The Lives Beads Live
I got an e-mail from a colleague at work not long ago:
Quick story about your jewelry….. Recently I was traveling through O’Hare airport and was asked to “step aside” after going through security. I couldn’t imagine what in the world I had on me or with me that was prompting a more intrusive search. It turned out that one of the agents noticed my necklace (one I bought from you at the Handmade for the Holidays event). She wanted to take a minute to take a closer look at it and commented that it was the most beautiful thing she’d ever seen!
Another friend called me in the middle of the music fest she was attending in North Carolina to tell me that people kept asking her about the necklace she was wearing. Some of these were evidently beaders because she wanted to know what stitches were used to make it as they kept asking her.
Of course the other side of that is when someone quizzes you about one of your pieces that they have seen and speak as though you have a slide projector in your head and can summon up the exact item. Especially when they don't speak Beadish. It made me realize anew how technical beading was, and gave me renewed sympathy for those queries I see online about how to read bead patterns and instructions.

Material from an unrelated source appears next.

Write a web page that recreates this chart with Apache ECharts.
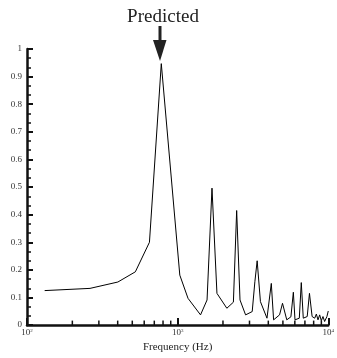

The piece that went to the North Carolina musicfest was Carol Wilcox Well's “Ruffled Lace” necklace, which you can find here. The long lacy rope goes through the loop, about the fanciest lariat necklace I’ve ever seen. Here is my version:
I made two of these, the first time according to the directions. I did my loop differently the second time around which you see here, adding some triangular leaves and a different bezeling technique for the chatons. I broke too many needles making the original design! Let’s not discount frustration as a prime motivator for creative beading.